Russia and the West lock horns over Syria

President Putin offered no indication that Russia will support a UN Security Council resolution backed by the US, Britain, and France that would open the door for military intervention.

Alexander Zemlianichenko/AP
Russian President Vladimir Putin (r.) shakes hands with United Nations special envoy Kofi Annan in Moscow, Tuesday, July 17.

Hopes for a diplomatic compromise between Russia and the West over any kind of an orderly transition from the regime of Bashar al-Assad petered out Tuesday – amid fulsome support for peace and civic accord in Syria from Russian President Vladimir Putin.

Meeting in the Kremlin with UN envoy Kofi Annan, even as fighting raged in the streets of Damascus, President Putin insisted that the Kremlin will "do everything" to back the faltering six-point peace plan, which envisages a cease-fire, UN observers on the ground, and talks between rebels and regime over a transitional government.

"From the very start, from the first steps, we supported and continue to support your efforts aimed at restoring civil peace," Putin told Mr. Annan, according to Russian news agencies. "We will do everything that depends on us to support your efforts," he added.

But the Kremlin leader offered no indication that Russia will support a UN Security Council resolution to be put forward Wednesday. The proposed resolution, backed by the US, Britain, and France, would extend the UN observer mission by 45 days – the mandate is otherwise set to expire on Friday – but would put future implementation of the Annan plan under Chapter 7 of the UN Charter, which might open the door to the legal use of outside force.

Russia wants the UN observer team's mandate renewed without any penalties against Assad for use of heavy armor and helicopter gunships in crowded urban areas.

On Monday, Russian Foreign Minister Sergei Lavrov accused the West of employing "blackmail," by threatening to block any renewal of the UN observers' mandate unless Russia backed a Chapter 7 resolution on Wednesday.

Pressure on Assad

Experts say that if such a resolution comes to the floor tomorrow, Russia will almost certainly veto it. Russia has vetoed two previous Security Council resolutions because they envisaged outside pressure on Assad to step aside.
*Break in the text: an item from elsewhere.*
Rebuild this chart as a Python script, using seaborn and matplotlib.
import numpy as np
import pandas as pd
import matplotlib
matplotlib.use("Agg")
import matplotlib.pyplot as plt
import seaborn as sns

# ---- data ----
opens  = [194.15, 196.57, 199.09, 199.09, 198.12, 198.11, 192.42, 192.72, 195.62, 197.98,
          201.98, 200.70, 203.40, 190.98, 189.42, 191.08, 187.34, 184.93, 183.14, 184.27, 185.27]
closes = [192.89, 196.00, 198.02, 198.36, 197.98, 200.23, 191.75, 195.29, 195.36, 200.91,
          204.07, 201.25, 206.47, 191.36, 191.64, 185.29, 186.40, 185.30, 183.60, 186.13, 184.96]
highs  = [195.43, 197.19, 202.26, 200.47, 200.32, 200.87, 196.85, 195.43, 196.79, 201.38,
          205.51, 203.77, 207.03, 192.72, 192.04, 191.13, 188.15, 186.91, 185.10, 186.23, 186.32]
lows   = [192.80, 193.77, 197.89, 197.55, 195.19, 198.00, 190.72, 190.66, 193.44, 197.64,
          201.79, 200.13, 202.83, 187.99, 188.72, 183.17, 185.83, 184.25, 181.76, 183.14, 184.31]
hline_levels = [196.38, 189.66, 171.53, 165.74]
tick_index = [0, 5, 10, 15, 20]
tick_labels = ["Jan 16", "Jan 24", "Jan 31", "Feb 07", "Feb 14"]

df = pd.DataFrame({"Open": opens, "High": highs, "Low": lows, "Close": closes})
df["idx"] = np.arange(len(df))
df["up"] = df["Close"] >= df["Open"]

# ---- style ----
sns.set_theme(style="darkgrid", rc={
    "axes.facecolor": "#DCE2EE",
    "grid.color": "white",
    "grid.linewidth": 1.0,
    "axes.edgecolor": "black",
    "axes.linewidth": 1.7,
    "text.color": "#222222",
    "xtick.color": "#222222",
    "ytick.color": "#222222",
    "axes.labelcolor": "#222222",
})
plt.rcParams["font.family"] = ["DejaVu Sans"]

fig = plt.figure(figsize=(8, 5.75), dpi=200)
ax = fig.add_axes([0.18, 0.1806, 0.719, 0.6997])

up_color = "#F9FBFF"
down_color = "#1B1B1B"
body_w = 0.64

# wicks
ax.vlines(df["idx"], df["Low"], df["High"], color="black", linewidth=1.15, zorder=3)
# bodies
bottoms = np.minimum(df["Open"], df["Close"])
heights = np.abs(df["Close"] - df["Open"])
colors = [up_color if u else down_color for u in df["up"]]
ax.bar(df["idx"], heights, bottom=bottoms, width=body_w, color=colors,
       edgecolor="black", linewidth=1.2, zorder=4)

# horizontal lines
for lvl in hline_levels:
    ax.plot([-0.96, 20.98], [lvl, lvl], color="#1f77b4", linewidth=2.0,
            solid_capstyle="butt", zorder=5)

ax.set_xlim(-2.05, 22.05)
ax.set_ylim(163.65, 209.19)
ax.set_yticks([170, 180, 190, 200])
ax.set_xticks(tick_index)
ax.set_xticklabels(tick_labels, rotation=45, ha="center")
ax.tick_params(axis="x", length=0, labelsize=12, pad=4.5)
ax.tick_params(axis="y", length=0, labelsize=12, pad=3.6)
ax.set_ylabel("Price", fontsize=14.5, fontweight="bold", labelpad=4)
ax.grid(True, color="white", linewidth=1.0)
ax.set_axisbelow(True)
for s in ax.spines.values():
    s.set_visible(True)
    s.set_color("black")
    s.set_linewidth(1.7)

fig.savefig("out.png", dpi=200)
"What do you expect? For Russia, Syria means access to the Middle East. There are 80,000 Russian-speakers living there, and the Russian Orthodox Church insists that Russia must act to protect the Christian minority in that country," says Vladimir Yevseyev, an expert with the official Institute of World Economy and International Relations in Moscow.

Last year then-Russian President Dmitry Medvedev ordered Russia's UN envoys to abstain on Resolution 1973, which authorized the use of force to protect civilians in Libya but developed into a rebel drive for regime change backed by NATO airpower. Russia has vowed not to allow any similar resolution about Syria to pass the Security Council.
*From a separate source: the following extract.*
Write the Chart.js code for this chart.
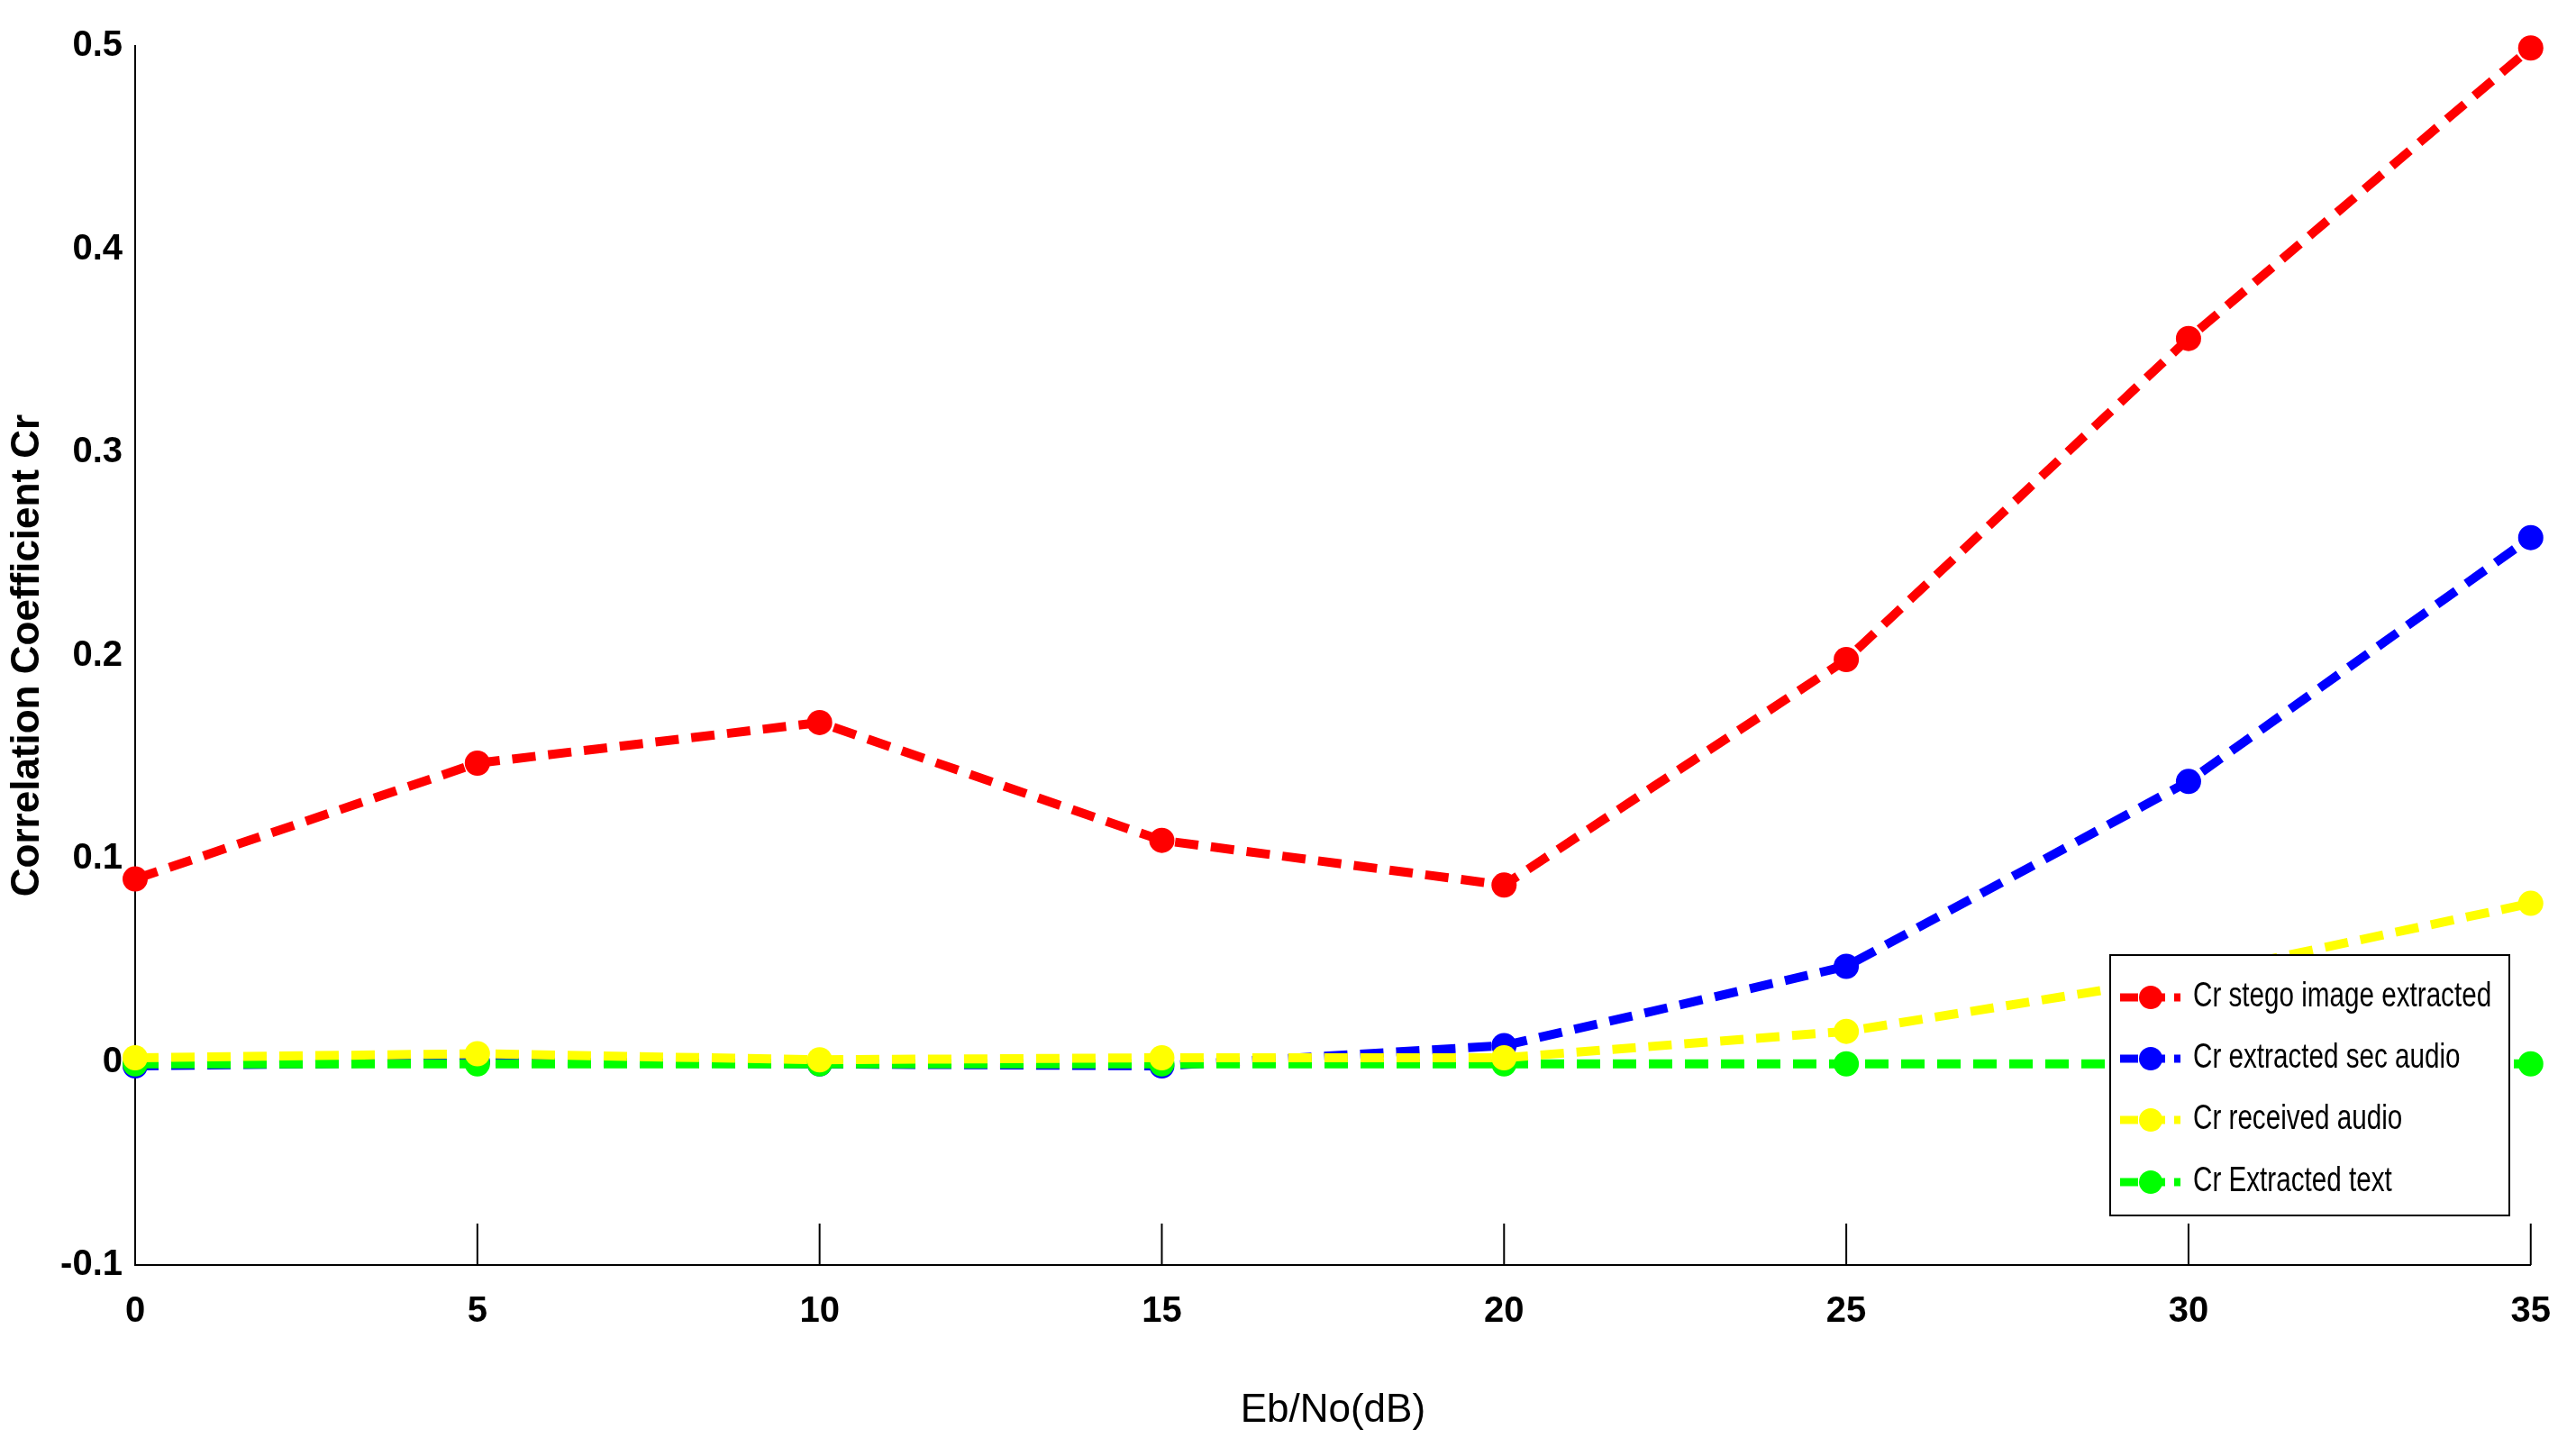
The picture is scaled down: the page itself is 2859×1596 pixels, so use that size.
<!DOCTYPE html>
<html>
<head>
<meta charset="utf-8">
<script src="https://cdn.jsdelivr.net/npm/chart.js@4"></script>
<style>
  html, body { margin: 0; padding: 0; background: #fff; }
  #wrap { width: 2859px; height: 1596px; }
</style>
</head>
<body>
<div id="wrap"><canvas id="c"></canvas></div>
<script>
// Eb/No (dB) points
const ebno = [0, 5, 10, 15, 20, 25, 30, 35];

// correlation coefficient per series
const crStego    = [0.090, 0.147, 0.167, 0.109, 0.087, 0.198, 0.356, 0.499];
const crSecAudio = [-0.002, 0.000, -0.001, -0.002, 0.008, 0.047, 0.138, 0.258];
const crReceived = [0.002, 0.004, 0.001, 0.002, 0.002, 0.015, 0.042, 0.078];
const crText     = [-0.001, -0.001, -0.001, -0.001, -0.001, -0.001, -0.001, -0.001];

const seriesNames  = ['Cr stego image extracted', 'Cr extracted sec audio', 'Cr received audio', 'Cr Extracted text'];
const seriesColors = ['#ff0000', '#0000ff', '#ffff00', '#00ff00'];
const yTicks = [-0.1, 0, 0.1, 0.2, 0.3, 0.4, 0.5];

const FONT = '"Liberation Sans", Arial, sans-serif';
const DASH = [26, 14];

const mkSet = (i, vals, order) => ({
  label: seriesNames[i],
  data: ebno.map((x, k) => ({ x, y: vals[k] })),
  borderColor: seriesColors[i],
  backgroundColor: seriesColors[i],
  borderWidth: 10,
  borderDash: DASH,
  pointRadius: 14,
  pointBorderWidth: 0,
  tension: 0,
  clip: false,
  order,
});

// matlab-style inward ticks on x + boxed legend at lower right
const matlabBits = {
  id: 'matlabBits',
  afterDatasetsDraw(chart) {
    const { ctx, chartArea: a, scales } = chart;
    ctx.save();
    ctx.strokeStyle = '#000';
    ctx.lineWidth = 2;
    ebno.forEach((v) => {
      const px = scales.x.getPixelForValue(v);
      ctx.beginPath();
      ctx.moveTo(px, a.bottom);
      ctx.lineTo(px, a.bottom - 46);
      ctx.stroke();
    });

    // legend
    const bx = 2342, by = 1060, bw = 443, bh = 289;
    ctx.fillStyle = '#fff';
    ctx.fillRect(bx, by, bw, bh);
    ctx.strokeRect(bx, by, bw, bh);
    const rows = [1107, 1175, 1243, 1312];
    ctx.textBaseline = 'middle';
    rows.forEach((ry, i) => {
      ctx.strokeStyle = seriesColors[i];
      ctx.lineWidth = 9;
      ctx.setLineDash([20, 10]);
      ctx.beginPath();
      ctx.moveTo(2353, ry);
      ctx.lineTo(2420, ry);
      ctx.stroke();
      ctx.setLineDash([]);
      ctx.fillStyle = seriesColors[i];
      ctx.beginPath();
      ctx.arc(2387, ry, 13, 0, Math.PI * 2);
      ctx.fill();
      // condensed look: squeeze text horizontally
      ctx.save();
      ctx.translate(2434, ry);
      ctx.scale(0.78, 1);
      ctx.font = '38px ' + FONT;
      ctx.fillStyle = '#000';
      ctx.fillText(seriesNames[i], 0, 0);
      ctx.restore();
    });
    ctx.restore();
  },
};

new Chart(document.getElementById('c'), {
  type: 'line',
  data: {
    datasets: [
      mkSet(0, crStego, 1),
      mkSet(1, crSecAudio, 4),
      mkSet(2, crReceived, 2),
      mkSet(3, crText, 3),
    ],
  },
  options: {
    responsive: true, maintainAspectRatio: false, animation: false,
    layout: { padding: { top: 51, right: 42, left: 0, bottom: 0 } },
    plugins: { legend: { display: false }, tooltip: { enabled: false } },
    scales: {
      x: {
        type: 'linear', min: 0, max: 35,
        afterBuildTicks: (s) => { s.ticks = ebno.map((v) => ({ value: v })); },
        afterFit: (s) => { s.height = 192; },
        grid: { display: false, drawTicks: false },
        border: { display: true, color: '#000', width: 2 },
        ticks: { color: '#000', padding: 28, font: { family: FONT, size: 40, weight: 'bold' } },
        title: { display: true, text: 'Eb/No(dB)', color: '#000', padding: { top: 22 },
                 font: { family: FONT, size: 44 } },
      },
      y: {
        min: -0.1, max: 0.5,
        afterBuildTicks: (s) => { s.ticks = yTicks.map((v) => ({ value: v })); },
        afterFit: (s) => { s.width = 150; },
        grid: { display: false, drawTicks: false },
        border: { display: true, color: '#000', width: 2 },
        ticks: { color: '#000', padding: 14, font: { family: FONT, size: 40, weight: 'bold' },
                 callback: (v) => String(Math.round(v * 10) / 10) },
        title: { display: true, text: 'Correlation Coefficient Cr', color: '#000', padding: { bottom: 6 },
                 font: { family: FONT, size: 44, weight: 'bold' } },
      },
    },
  },
  plugins: [matlabBits],
});
</script>
</body>
</html>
"Medvedev isn't president anymore, there's another person at the top in Russia now, and that's Putin," says Mr. Yevseyev. "It's senseless to try to pressure Putin; in fact it might lead to the opposite result."

Coming to a compromise?

Foreign Minister Lavrov said Tuesday that Russia might reach a compromise with the West similar to the one that was forged at a meeting of leading powers in Geneva last month. But that deal only saw the light of day after all language calling for Assad's removal or any sort of outside intervention in the conflict was removed from the draft resolution on Russia's demand.

In an otherwise anodyne statement about his "very good" meeting with Putin Tuesday, Mr. Annan hinted at the same outcome. "I would hope that the [Security] Council will continue its discussions and hopefully find language that will pull everybody together for us to move forward on this critical issue," he said.
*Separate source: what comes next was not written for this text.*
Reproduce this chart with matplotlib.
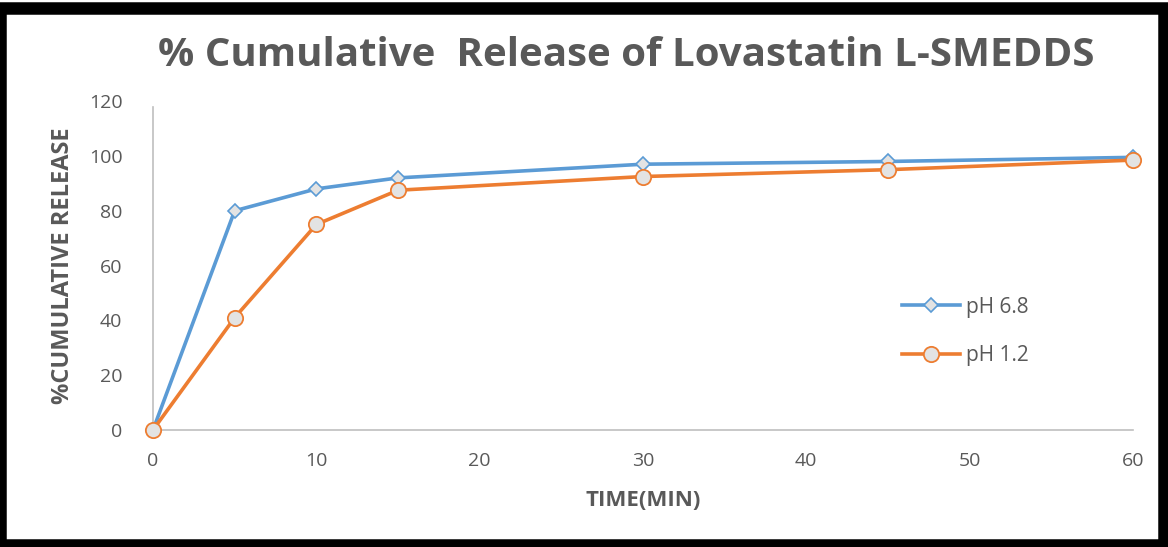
import matplotlib
matplotlib.use("Agg")
import matplotlib.pyplot as plt
from matplotlib.patches import Rectangle

# data
time_min = [0, 5, 10, 15, 30, 45, 60]
ph68 = [0, 80, 88, 92, 97, 98, 99.5]
ph12 = [0, 41, 75, 87.5, 92.5, 95, 98.5]
x_ticks = [0, 10, 20, 30, 40, 50, 60]
y_ticks = [0, 20, 40, 60, 80, 100, 120]

BLUE = "#5B9BD5"
ORANGE = "#ED7D31"
GREY = "#595959"
FACE = "#E3E3E3"

plt.rcParams["font.family"] = ["Open Sans", "DejaVu Sans"]

fig = plt.figure(figsize=(11.68, 5.47), dpi=100)
ax = fig.add_axes([0.131, 0.214, 0.839, 0.601])

ax.plot(time_min, ph68, "-D", color=BLUE, lw=2.6, ms=7, mfc=FACE, mec=BLUE,
        mew=1.2, label="pH 6.8", zorder=3, clip_on=False)
ax.plot(time_min, ph12, "-o", color=ORANGE, lw=2.6, ms=11, mfc=FACE, mec=ORANGE,
        mew=1.3, label="pH 1.2", zorder=3, clip_on=False)

ax.set_xlim(0, 60)
ax.set_ylim(0, 120)
ax.set_xticks(x_ticks)
ax.set_yticks(y_ticks)
ax.tick_params(length=0, colors=GREY, labelsize=14)
ax.tick_params(axis="x", pad=16)
ax.tick_params(axis="y", pad=22)
for s in ["top", "right"]:
    ax.spines[s].set_visible(False)
for s in ["left", "bottom"]:
    ax.spines[s].set_color("#BFBFBF")
    ax.spines[s].set_linewidth(1.2)
ax.spines["left"].set_bounds(0, 118)

ax.set_xlabel("TIME(MIN)", fontsize=16, fontweight="bold", color=GREY, labelpad=14)
ax.set_ylabel("%CUMULATIVE RELEASE", fontsize=17, fontweight="bold", color=GREY,
              labelpad=10)

fig.text(0.536, 0.898, "% Cumulative  Release of Lovastatin L-SMEDDS",
         ha="center", va="center", fontsize=29, fontweight="bold", color=GREY)

ax.legend(loc="center left", bbox_to_anchor=(0.745, 0.30), frameon=False,
          fontsize=15, labelcolor=GREY, handlelength=2.8, labelspacing=1.3,
          handletextpad=0.3)

# black picture frame
fig.patches.append(Rectangle((0.0, 0.003), 0.997, 0.982, transform=fig.transFigure,
                             fill=False, ec="black", lw=9, zorder=10))

fig.savefig("out.png", dpi=100)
"In effect, this tells us that all avenues for diplomacy have already been pretty much exhausted," says Sergei Strokan, a foreign policy columnist with the Moscow business daily Kommersant.

"It's all about 'red lines' now. For the West, it's any role for Assad in any future Syrian government. For Russia, the red line is any kind of outside intervention, especially based on a Chapter 7 resolution....  Everybody's talking about peace and political solutions, but in fact diplomacy is totally deadlocked," he says.

"Why should Russia be so stubborn, right up to the bitter end? You have to understand that for Moscow this isn't just about Syria. It's about the mechanism for solving such situations. Putin wants to prevent any precedent that might authorize the use of outside force to engineer change in a crumbling authoritarian regime, wherever it may be," Mr. Strokan adds.